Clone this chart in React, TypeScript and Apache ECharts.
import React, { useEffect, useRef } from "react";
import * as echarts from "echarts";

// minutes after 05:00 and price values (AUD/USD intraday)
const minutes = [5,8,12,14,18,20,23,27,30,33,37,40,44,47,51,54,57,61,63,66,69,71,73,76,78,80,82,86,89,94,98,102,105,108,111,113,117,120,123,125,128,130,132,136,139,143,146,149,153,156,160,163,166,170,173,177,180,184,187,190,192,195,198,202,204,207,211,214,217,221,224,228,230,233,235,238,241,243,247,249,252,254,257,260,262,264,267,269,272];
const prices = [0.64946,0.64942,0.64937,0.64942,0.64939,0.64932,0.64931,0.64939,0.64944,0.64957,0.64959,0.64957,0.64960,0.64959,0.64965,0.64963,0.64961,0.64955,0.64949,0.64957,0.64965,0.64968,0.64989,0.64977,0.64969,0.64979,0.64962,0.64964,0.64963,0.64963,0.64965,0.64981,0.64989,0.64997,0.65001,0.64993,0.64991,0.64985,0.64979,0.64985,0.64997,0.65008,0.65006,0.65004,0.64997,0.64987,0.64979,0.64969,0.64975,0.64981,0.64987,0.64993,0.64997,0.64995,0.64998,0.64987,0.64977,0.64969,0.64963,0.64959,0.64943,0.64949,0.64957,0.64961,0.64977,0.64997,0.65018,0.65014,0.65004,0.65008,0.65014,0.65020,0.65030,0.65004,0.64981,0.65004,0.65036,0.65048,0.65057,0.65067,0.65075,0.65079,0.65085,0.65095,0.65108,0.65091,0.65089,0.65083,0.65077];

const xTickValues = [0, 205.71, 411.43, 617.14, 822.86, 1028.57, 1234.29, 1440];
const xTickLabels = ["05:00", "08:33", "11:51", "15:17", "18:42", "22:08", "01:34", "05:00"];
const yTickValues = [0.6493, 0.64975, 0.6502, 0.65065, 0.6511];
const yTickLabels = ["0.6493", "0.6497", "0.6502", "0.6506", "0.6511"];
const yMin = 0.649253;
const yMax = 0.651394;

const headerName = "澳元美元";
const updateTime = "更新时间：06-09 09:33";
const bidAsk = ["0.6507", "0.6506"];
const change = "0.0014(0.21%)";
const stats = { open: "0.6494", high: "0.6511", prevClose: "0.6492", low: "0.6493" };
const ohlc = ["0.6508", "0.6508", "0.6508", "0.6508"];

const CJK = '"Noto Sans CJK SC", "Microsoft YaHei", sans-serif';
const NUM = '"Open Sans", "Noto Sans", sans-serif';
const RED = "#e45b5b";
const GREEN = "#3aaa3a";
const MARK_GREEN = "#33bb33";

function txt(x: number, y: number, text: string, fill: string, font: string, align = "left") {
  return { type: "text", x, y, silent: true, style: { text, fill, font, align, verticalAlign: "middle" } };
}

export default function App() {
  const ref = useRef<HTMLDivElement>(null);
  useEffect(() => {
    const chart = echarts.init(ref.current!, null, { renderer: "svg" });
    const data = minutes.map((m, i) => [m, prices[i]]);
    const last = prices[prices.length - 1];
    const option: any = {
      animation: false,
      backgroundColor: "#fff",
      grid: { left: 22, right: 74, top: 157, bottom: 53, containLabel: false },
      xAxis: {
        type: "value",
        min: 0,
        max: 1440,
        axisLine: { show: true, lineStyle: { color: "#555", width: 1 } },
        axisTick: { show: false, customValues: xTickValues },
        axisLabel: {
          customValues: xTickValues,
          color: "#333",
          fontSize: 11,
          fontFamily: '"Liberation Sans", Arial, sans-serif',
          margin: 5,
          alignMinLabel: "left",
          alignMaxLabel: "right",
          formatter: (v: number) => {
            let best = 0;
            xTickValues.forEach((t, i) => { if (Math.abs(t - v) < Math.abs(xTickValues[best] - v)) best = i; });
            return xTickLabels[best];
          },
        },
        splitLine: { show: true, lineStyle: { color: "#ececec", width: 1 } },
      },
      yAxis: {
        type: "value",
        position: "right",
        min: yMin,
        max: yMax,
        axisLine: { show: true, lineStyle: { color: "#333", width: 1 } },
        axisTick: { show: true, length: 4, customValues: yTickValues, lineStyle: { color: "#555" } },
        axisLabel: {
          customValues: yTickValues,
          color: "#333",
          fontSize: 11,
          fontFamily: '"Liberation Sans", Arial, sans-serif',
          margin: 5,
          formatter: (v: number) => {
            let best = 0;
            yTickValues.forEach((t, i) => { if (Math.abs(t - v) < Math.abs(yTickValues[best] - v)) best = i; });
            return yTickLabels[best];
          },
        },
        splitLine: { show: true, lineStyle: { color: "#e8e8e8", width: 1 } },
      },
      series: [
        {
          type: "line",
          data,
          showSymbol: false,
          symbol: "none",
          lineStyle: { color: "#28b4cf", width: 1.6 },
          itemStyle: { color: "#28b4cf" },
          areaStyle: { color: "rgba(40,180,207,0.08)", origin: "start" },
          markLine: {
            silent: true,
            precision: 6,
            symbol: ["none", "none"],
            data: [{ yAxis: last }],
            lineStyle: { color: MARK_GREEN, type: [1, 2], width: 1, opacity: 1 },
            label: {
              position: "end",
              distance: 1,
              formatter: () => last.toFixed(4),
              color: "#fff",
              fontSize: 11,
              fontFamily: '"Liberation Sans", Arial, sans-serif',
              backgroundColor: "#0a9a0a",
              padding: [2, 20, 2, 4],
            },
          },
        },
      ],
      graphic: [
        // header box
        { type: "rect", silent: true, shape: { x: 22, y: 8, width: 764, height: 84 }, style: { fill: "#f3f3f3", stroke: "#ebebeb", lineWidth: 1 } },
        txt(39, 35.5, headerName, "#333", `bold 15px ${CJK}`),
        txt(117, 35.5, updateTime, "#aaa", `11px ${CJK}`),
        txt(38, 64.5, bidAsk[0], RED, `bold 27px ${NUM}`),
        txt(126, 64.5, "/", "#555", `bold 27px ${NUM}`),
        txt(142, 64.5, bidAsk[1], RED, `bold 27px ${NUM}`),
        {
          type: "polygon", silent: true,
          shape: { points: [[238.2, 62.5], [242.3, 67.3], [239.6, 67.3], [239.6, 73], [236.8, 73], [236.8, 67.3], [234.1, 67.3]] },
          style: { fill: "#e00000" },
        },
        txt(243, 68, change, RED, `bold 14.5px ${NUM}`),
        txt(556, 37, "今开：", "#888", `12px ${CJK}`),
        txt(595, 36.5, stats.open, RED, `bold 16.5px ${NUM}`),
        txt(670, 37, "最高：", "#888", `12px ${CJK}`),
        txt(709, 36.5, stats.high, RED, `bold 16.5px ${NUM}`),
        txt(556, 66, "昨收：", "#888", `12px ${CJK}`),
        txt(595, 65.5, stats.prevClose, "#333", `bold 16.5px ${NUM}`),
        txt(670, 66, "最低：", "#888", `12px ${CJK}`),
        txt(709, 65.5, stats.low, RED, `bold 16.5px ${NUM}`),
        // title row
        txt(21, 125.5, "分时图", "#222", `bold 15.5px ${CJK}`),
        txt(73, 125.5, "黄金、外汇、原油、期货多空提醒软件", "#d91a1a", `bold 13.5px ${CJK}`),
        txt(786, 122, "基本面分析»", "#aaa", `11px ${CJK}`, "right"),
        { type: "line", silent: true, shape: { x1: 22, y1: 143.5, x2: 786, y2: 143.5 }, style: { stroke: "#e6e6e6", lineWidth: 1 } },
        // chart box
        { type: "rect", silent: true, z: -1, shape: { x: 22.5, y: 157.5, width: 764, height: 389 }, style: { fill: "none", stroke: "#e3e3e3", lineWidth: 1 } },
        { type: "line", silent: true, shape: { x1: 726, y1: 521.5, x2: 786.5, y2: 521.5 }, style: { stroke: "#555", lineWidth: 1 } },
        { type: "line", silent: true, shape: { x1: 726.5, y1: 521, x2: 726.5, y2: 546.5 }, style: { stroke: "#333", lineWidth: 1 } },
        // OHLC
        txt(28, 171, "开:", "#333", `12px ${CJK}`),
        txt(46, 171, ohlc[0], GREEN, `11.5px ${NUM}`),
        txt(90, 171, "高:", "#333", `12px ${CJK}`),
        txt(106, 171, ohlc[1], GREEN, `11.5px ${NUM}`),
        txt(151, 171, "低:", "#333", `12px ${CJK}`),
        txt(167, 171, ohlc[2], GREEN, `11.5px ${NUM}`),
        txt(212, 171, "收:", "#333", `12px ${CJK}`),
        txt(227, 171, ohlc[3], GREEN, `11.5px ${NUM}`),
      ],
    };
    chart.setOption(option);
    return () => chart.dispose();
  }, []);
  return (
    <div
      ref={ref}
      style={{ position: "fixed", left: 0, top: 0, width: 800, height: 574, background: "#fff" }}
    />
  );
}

++++++++++

# INSTRUCTIONS FOR THE TASK:
How many of the lines above include the string "React"? Answer with the number only.

# CORRECT OUTPUT:
2